I'm a former LGF regular too, but he booted me for disagreeing once. Not rudely or anything, just a different opinion. WAD (what a dick)
Bagoh20 ... I think I mentioned before that when I checked back at LGF for giggles recently, I discovered I was now "suspended". Bad Park Me I presume.
Back in the day of the serial purges, someone monitored other blogs to see who was disloyal. You didn't have to disagree with something on LGF, do it anywhere and you were boot material....right after someone sent a swarm of loyalists to harass you on said other blog(s). Strange days.
"Bad Park Me I presume"
Every time someone reference that it still makes me laugh. Asians mangle English in a hilarious way. I hope they enjoy our reciprocal efforts as much. I wonder if they think our driving sucks too.
deborah said...
Okay, I guess I'll check out Sully since he has a team out and you recommend it.

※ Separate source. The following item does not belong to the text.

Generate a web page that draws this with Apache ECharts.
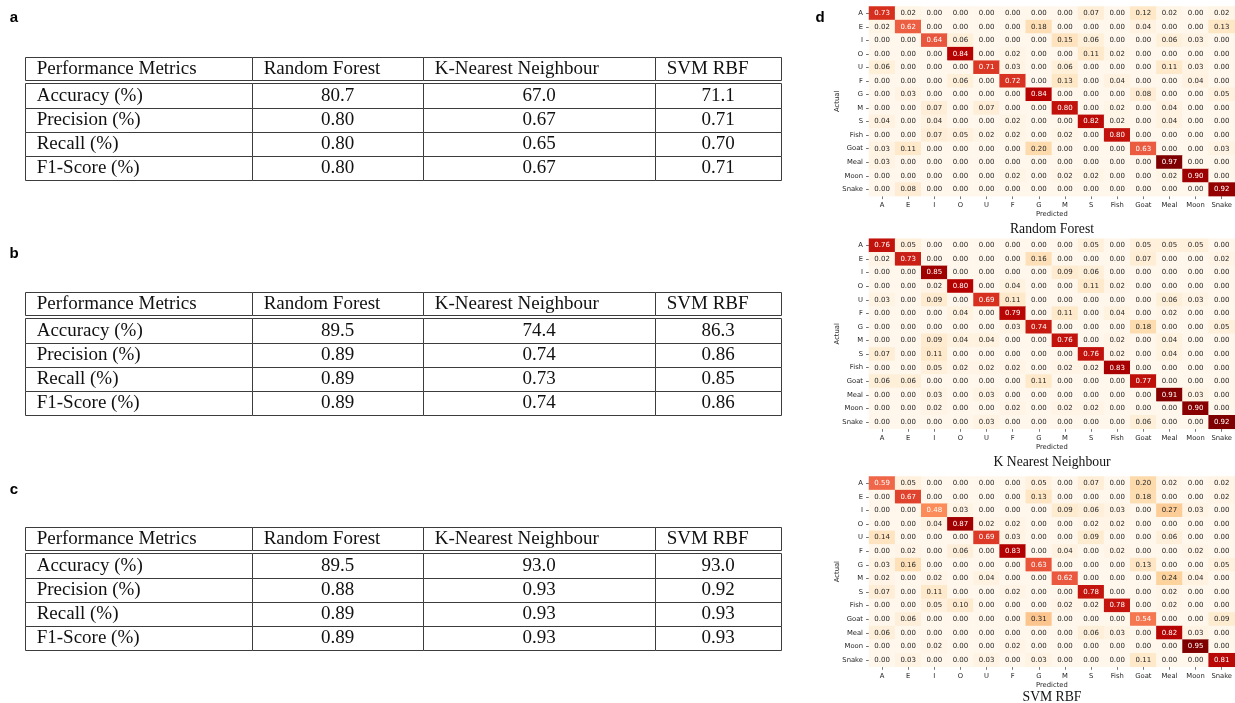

I wouldn't rush into that. By US standards he is centrist/left wing in his views, roughly aligning with the Conservative Party in the UK, except on economics, where he has been skeptical of austerity.
Okay, I'll just leave him be.
gn
"he has been skeptical of austerity."
I am too - I don't think it exists.
I think it exists, but it's for the little people.
"I only commented regularly at Althouse. Now I only comment regularly here."
Now Althouse is allowing comments on posts besides the albums, so I'll likely be a regular at both places.